## START

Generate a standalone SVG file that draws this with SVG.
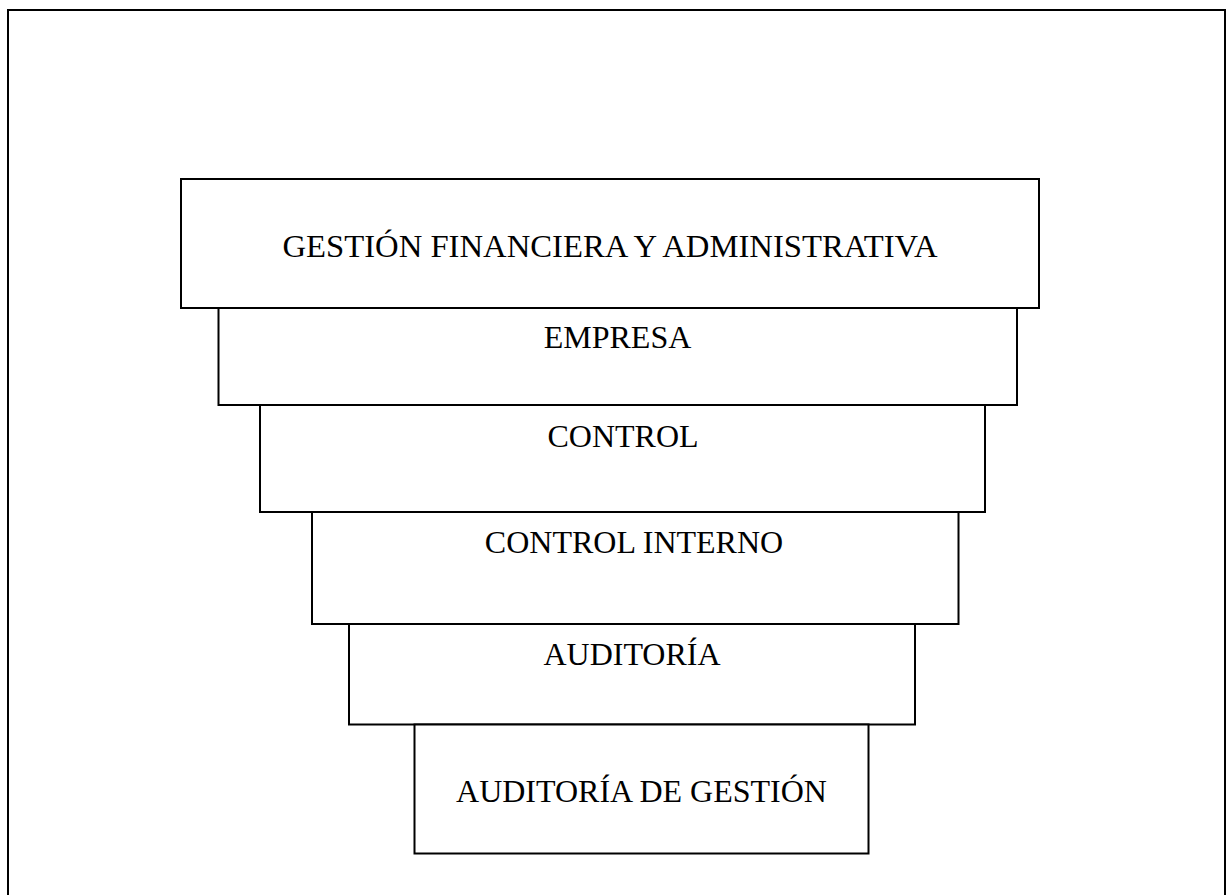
<svg xmlns="http://www.w3.org/2000/svg" width="1228" height="895" viewBox="0 0 1228 895">
<style>
.frame{fill:none;stroke:#000;stroke-width:2}
.box{fill:#fff;stroke:#000;stroke-width:2}
.lbl{font-family:"Liberation Serif","Times New Roman",serif;font-size:32px;fill:#000;text-anchor:middle}
</style>
<rect width="1228" height="895" fill="#fff"/>
<rect class="frame" x="8" y="10" width="1217" height="900"/>
<g id="connectors"></g>
<g id="n1"><rect class="box" x="181" y="179" width="858" height="129"/><text class="lbl" x="610" y="257" textLength="655" lengthAdjust="spacingAndGlyphs">GESTIÓN FINANCIERA Y ADMINISTRATIVA</text></g>
<g id="n2"><rect class="box" x="218.5" y="308" width="798.5" height="97"/><text class="lbl" x="617.5" y="348">EMPRESA</text></g>
<g id="n3"><rect class="box" x="260" y="405" width="725" height="107"/><text class="lbl" x="623" y="447">CONTROL</text></g>
<g id="n4"><rect class="box" x="312" y="512" width="646.5" height="112"/><text class="lbl" x="634" y="553">CONTROL INTERNO</text></g>
<g id="n5"><rect class="box" x="349" y="624" width="566" height="100.5"/><text class="lbl" x="632" y="665">AUDITORÍA</text></g>
<g id="n6"><rect class="box" x="414.5" y="724.5" width="454" height="129"/><text class="lbl" x="641.5" y="802">AUDITORÍA DE GESTIÓN</text></g>
</svg>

## END

• **The exercise**
Without the images, write out each line of the data verbatim.

• **Written answer**
Generate a standalone SVG file that draws this with SVG.
<svg xmlns="http://www.w3.org/2000/svg" width="1228" height="895" viewBox="0 0 1228 895">
<style>
.frame{fill:none;stroke:#000;stroke-width:2}
.box{fill:#fff;stroke:#000;stroke-width:2}
.lbl{font-family:"Liberation Serif","Times New Roman",serif;font-size:32px;fill:#000;text-anchor:middle}
</style>
<rect width="1228" height="895" fill="#fff"/>
<rect class="frame" x="8" y="10" width="1217" height="900"/>
<g id="connectors"></g>
<g id="n1"><rect class="box" x="181" y="179" width="858" height="129"/><text class="lbl" x="610" y="257" textLength="655" lengthAdjust="spacingAndGlyphs">GESTIÓN FINANCIERA Y ADMINISTRATIVA</text></g>
<g id="n2"><rect class="box" x="218.5" y="308" width="798.5" height="97"/><text class="lbl" x="617.5" y="348">EMPRESA</text></g>
<g id="n3"><rect class="box" x="260" y="405" width="725" height="107"/><text class="lbl" x="623" y="447">CONTROL</text></g>
<g id="n4"><rect class="box" x="312" y="512" width="646.5" height="112"/><text class="lbl" x="634" y="553">CONTROL INTERNO</text></g>
<g id="n5"><rect class="box" x="349" y="624" width="566" height="100.5"/><text class="lbl" x="632" y="665">AUDITORÍA</text></g>
<g id="n6"><rect class="box" x="414.5" y="724.5" width="454" height="129"/><text class="lbl" x="641.5" y="802">AUDITORÍA DE GESTIÓN</text></g>
</svg>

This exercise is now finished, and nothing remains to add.